New figures from affordable credit provider Salad demonstrated that it has saved more than 90,000 workers over £41 million pounds in interest during 2024-25.
The firm, which lends to people with poor or impaired credit scores who want and can afford to repay small sum loans, calculated that its customers saved an average of £454 each on an average loan of £1075 compared with other lenders available to and commonly used by its applicants.
Rather than credit scores, Salad uses Open Banking and its own human- and machine-learning technology to make lending decisions, saying this addresses fundamental flaws in how the credit scoring system treats millions of people.

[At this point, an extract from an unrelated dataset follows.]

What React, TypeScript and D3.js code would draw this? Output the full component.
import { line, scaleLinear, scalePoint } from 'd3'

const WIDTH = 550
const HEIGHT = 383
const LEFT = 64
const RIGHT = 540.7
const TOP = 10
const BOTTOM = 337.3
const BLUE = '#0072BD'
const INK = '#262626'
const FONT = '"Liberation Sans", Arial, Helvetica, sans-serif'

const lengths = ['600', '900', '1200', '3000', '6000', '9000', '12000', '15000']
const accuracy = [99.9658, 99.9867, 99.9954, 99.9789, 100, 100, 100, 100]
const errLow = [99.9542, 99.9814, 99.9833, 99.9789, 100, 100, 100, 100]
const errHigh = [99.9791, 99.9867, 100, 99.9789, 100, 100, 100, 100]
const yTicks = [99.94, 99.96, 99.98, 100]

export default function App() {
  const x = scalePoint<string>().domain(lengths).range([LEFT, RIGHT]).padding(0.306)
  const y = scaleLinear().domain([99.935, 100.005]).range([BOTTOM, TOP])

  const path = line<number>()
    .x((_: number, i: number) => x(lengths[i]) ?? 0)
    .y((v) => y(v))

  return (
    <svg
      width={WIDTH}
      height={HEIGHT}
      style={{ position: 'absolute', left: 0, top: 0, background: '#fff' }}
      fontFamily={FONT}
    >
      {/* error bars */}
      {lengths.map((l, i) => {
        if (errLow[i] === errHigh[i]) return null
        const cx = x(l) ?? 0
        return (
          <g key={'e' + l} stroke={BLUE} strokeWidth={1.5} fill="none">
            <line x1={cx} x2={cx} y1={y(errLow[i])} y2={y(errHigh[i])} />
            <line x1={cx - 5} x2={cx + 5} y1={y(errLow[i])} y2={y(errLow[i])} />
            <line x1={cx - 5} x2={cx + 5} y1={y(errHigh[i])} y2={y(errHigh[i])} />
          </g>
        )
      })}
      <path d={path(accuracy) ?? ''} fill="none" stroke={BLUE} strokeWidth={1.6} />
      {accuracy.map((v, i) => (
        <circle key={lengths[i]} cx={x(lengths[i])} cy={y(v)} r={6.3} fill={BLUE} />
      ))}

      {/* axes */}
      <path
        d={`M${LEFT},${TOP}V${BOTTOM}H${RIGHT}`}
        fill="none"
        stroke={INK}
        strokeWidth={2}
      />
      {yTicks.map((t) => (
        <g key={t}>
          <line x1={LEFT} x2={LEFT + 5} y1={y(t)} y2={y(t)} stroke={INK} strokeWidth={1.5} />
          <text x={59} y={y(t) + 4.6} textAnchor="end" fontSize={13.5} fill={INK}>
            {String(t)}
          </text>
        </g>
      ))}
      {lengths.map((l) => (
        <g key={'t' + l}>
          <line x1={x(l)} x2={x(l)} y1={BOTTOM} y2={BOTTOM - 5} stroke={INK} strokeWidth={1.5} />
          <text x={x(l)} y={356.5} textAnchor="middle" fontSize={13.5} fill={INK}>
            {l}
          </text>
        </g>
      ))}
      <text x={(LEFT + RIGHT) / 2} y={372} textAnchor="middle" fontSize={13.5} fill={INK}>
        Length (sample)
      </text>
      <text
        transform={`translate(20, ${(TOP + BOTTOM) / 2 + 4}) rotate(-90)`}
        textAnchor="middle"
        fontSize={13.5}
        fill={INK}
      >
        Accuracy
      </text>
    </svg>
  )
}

Over 16 million people are ‘financially underserved’ with £2 billion of unmet credit needs, which could be both responsible and commercially viable to serve, according to recent work by LEK research. Salad says that this shortfall in access to fair credit doesn’t only drive people towards extremely high-cost and illegal lending – bad enough outcomes alone – it also acts as a drag on economic productivity and effective participation in the workforce.
Tim Rooney, Salad CEO, said “Tackling the credit desert isn’t just about fairness and boosting financial wellbeing. Expanding access to affordable credit can support economic growth: by building more resilient communities, supporting productivity and participation in the economy, and saving interest which can be used to build savings and spent in local economies.
“We must expand access to fair credit and enable people for whom borrowing is impossible to rebuild their financial wellbeing, rather than write them off.”